In Schumer’s case it’s about race, and the problematic blindspot she seems to have for at least latinx people. And in the grand tradition of comedians on social media, Schumer jumped in to defend herself.
Put down your torches before reading this so you don’t catch on fire. pic.twitter.com/JyRQGvFuX8
— Amy Schumer (@amyschumer) June 28, 2015
There are many arguments I suppose one could make for Schumer here: Stand-up comedy is always a sort of hit-or-miss medium, and often times comedians judge their success in the moment after a joke is told. Digging through any joker’s past is sure to illicit a few skeletons and jokes that bombed (or should’ve, or would if told today).

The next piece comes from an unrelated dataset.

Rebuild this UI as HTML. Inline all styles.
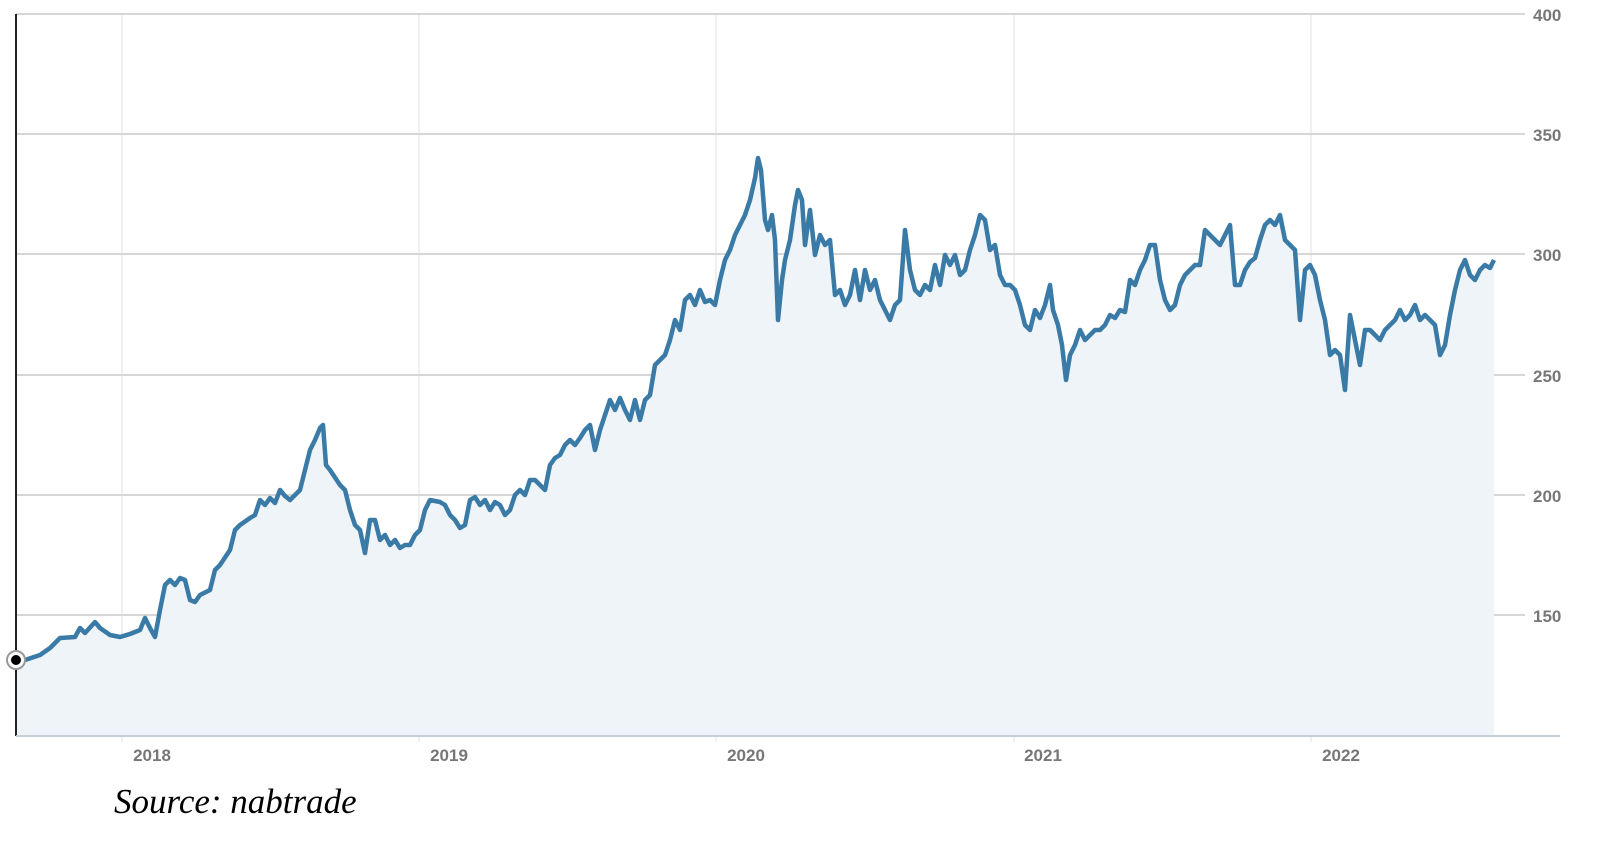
<!DOCTYPE html>
<html><head><meta charset="utf-8"><style>
html,body{margin:0;padding:0;background:#fff;width:1600px;height:844px;overflow:hidden}
svg{display:block}
</style></head><body>
<svg width="1600" height="844" viewBox="0 0 1600 844" xmlns="http://www.w3.org/2000/svg">
<g stroke="#ececec" stroke-width="1.5">
<line x1="122" y1="14" x2="122" y2="742"/><line x1="419" y1="14" x2="419" y2="742"/><line x1="716" y1="14" x2="716" y2="742"/><line x1="1014" y1="14" x2="1014" y2="742"/><line x1="1311" y1="14" x2="1311" y2="742"/>
</g>
<g stroke="#d6d6d6" stroke-width="2">
<line x1="16" y1="14" x2="1525" y2="14"/><line x1="16" y1="134" x2="1525" y2="134"/><line x1="16" y1="254" x2="1525" y2="254"/><line x1="16" y1="375" x2="1525" y2="375"/><line x1="16" y1="495" x2="1525" y2="495"/><line x1="16" y1="615" x2="1525" y2="615"/>
</g>
<polygon fill="#eef4f8" points="16,735 16,665 25,660 40,655 50,648 60,638 75,637 80,628 85,633 95,622 100,628 110,635 120,637 130,634 140,630 145,618 150,628 155,637 160,610 165,585 170,580 175,585 180,578 185,580 190,600 195,602 200,595 210,590 215,570 220,565 230,550 235,530 240,525 250,518 255,515 260,500 265,505 270,498 275,503 280,490 285,496 290,500 295,495 300,490 305,470 310,450 315,440 320,428 323,425 326,465 330,470 340,485 345,490 350,510 355,525 360,530 365,553 370,520 375,520 380,540 385,535 390,545 395,540 400,548 405,545 410,545 415,535 420,530 425,510 430,500 440,502 445,505 450,515 455,520 460,528 465,525 470,500 475,497 480,505 485,500 490,510 495,502 500,505 505,515 510,510 515,495 520,490 525,495 530,480 535,480 540,485 545,490 550,465 555,458 560,455 565,445 570,440 575,445 580,438 585,430 590,425 595,450 600,430 605,415 610,400 615,410 620,398 625,410 630,420 635,400 640,420 645,400 650,395 655,365 660,360 665,355 670,340 675,320 680,330 685,300 690,295 695,305 700,290 705,302 710,300 715,305 720,280 725,260 730,250 735,235 740,225 745,215 750,200 755,178 758,158 761,170 765,220 768,230 772,215 775,240 778,320 782,280 785,260 790,240 795,205 798,190 802,200 805,245 810,210 815,255 820,235 825,245 830,240 835,295 840,290 845,305 850,295 855,270 860,300 865,270 870,290 875,280 880,300 885,310 890,320 895,305 900,300 905,230 910,270 915,290 920,295 925,285 930,290 935,265 940,285 945,255 950,265 955,255 960,275 965,270 970,250 975,235 980,215 985,220 990,250 995,245 1000,275 1005,285 1010,285 1015,290 1020,305 1025,325 1030,330 1035,310 1040,318 1045,305 1050,285 1053,310 1058,325 1062,345 1066,380 1070,355 1075,345 1080,330 1085,340 1090,335 1095,330 1100,330 1105,325 1110,315 1115,318 1120,310 1125,312 1130,280 1135,285 1140,270 1145,260 1150,245 1155,245 1160,280 1165,300 1170,310 1175,305 1180,285 1185,275 1190,270 1195,265 1200,265 1205,230 1210,235 1215,240 1220,245 1225,235 1230,225 1235,285 1240,285 1245,270 1250,262 1255,258 1260,240 1265,225 1270,220 1275,225 1280,215 1285,240 1290,245 1295,250 1300,320 1305,270 1310,265 1315,275 1320,300 1325,320 1330,355 1335,350 1340,355 1345,390 1350,315 1355,340 1360,365 1365,330 1370,330 1375,335 1380,340 1385,330 1390,325 1395,320 1400,310 1405,320 1410,315 1415,305 1420,320 1425,315 1430,320 1435,325 1440,355 1445,345 1450,315 1455,290 1460,270 1465,260 1470,275 1475,280 1480,270 1485,265 1490,268 1494,260 1494,735"/>
<polyline fill="none" stroke="#3a7aa6" stroke-width="4.5" stroke-linejoin="round" points="16,665 25,660 40,655 50,648 60,638 75,637 80,628 85,633 95,622 100,628 110,635 120,637 130,634 140,630 145,618 150,628 155,637 160,610 165,585 170,580 175,585 180,578 185,580 190,600 195,602 200,595 210,590 215,570 220,565 230,550 235,530 240,525 250,518 255,515 260,500 265,505 270,498 275,503 280,490 285,496 290,500 295,495 300,490 305,470 310,450 315,440 320,428 323,425 326,465 330,470 340,485 345,490 350,510 355,525 360,530 365,553 370,520 375,520 380,540 385,535 390,545 395,540 400,548 405,545 410,545 415,535 420,530 425,510 430,500 440,502 445,505 450,515 455,520 460,528 465,525 470,500 475,497 480,505 485,500 490,510 495,502 500,505 505,515 510,510 515,495 520,490 525,495 530,480 535,480 540,485 545,490 550,465 555,458 560,455 565,445 570,440 575,445 580,438 585,430 590,425 595,450 600,430 605,415 610,400 615,410 620,398 625,410 630,420 635,400 640,420 645,400 650,395 655,365 660,360 665,355 670,340 675,320 680,330 685,300 690,295 695,305 700,290 705,302 710,300 715,305 720,280 725,260 730,250 735,235 740,225 745,215 750,200 755,178 758,158 761,170 765,220 768,230 772,215 775,240 778,320 782,280 785,260 790,240 795,205 798,190 802,200 805,245 810,210 815,255 820,235 825,245 830,240 835,295 840,290 845,305 850,295 855,270 860,300 865,270 870,290 875,280 880,300 885,310 890,320 895,305 900,300 905,230 910,270 915,290 920,295 925,285 930,290 935,265 940,285 945,255 950,265 955,255 960,275 965,270 970,250 975,235 980,215 985,220 990,250 995,245 1000,275 1005,285 1010,285 1015,290 1020,305 1025,325 1030,330 1035,310 1040,318 1045,305 1050,285 1053,310 1058,325 1062,345 1066,380 1070,355 1075,345 1080,330 1085,340 1090,335 1095,330 1100,330 1105,325 1110,315 1115,318 1120,310 1125,312 1130,280 1135,285 1140,270 1145,260 1150,245 1155,245 1160,280 1165,300 1170,310 1175,305 1180,285 1185,275 1190,270 1195,265 1200,265 1205,230 1210,235 1215,240 1220,245 1225,235 1230,225 1235,285 1240,285 1245,270 1250,262 1255,258 1260,240 1265,225 1270,220 1275,225 1280,215 1285,240 1290,245 1295,250 1300,320 1305,270 1310,265 1315,275 1320,300 1325,320 1330,355 1335,350 1340,355 1345,390 1350,315 1355,340 1360,365 1365,330 1370,330 1375,335 1380,340 1385,330 1390,325 1395,320 1400,310 1405,320 1410,315 1415,305 1420,320 1425,315 1430,320 1435,325 1440,355 1445,345 1450,315 1455,290 1460,270 1465,260 1470,275 1475,280 1480,270 1485,265 1490,268 1494,260"/>
<line x1="16" y1="14" x2="16" y2="736" stroke="#222" stroke-width="2"/>
<line x1="16" y1="736" x2="1560" y2="736" stroke="#c8ced6" stroke-width="2"/>
<circle cx="16" cy="660" r="9" fill="#fff" stroke="#999" stroke-width="2"/>
<circle cx="16" cy="660" r="5" fill="#000"/>
<g font-family="Liberation Sans, sans-serif" font-weight="bold" font-size="17" fill="#777">
<text x="1533" y="21">400</text><text x="1533" y="141">350</text><text x="1533" y="261">300</text><text x="1533" y="382">250</text><text x="1533" y="502">200</text><text x="1533" y="622">150</text>
<text x="152" y="761" text-anchor="middle">2018</text><text x="449" y="761" text-anchor="middle">2019</text><text x="746" y="761" text-anchor="middle">2020</text><text x="1043" y="761" text-anchor="middle">2021</text><text x="1341" y="761" text-anchor="middle">2022</text>
</g>
<text x="114" y="813" font-family="Liberation Serif, serif" font-style="italic" font-size="35" fill="#000">Source: nabtrade</text>
</svg>
</body></html>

The difference is, Schumer was so beloved because of her unabashed focus on taking on controversial issues (like rape, equal pay, and feminism in the media) and punching up. And if you look at that list of things she’s tackled, the most successful ones are where Schumer is speaking from her own lane: White womanhood. From here, Schumer is able to root in (presumably) her own experience and voice and stick it to the man.
So what makes Schumer’s response so disappointing is that she’s defending material that ultimately isn’t coming from her own viewpoint, but from the viewpoint of an ally who believes they’re servicing the greater good. But here’s the thing about being an ally: You don’t get to decide when you’re in the right. You sit down, shut up, and listen when disenfranchised communities tell you they feel wronged by you.
Arguably Schumer’s response is that of a comedian, dismissing complaints as people who might not understand her “edgy” comedy, instead of hearing what are essentially critiques of her job performance. If Schumer took the time to hear the complaints, she could make herself a stronger comic, and an unstoppable force in today’s needlessly PC-phobic world of comedy. Instead she’s just telling 1995 edgy comedy to a 2015 club. It’s not falling on deaf ears, but we don’t need to hear more of it.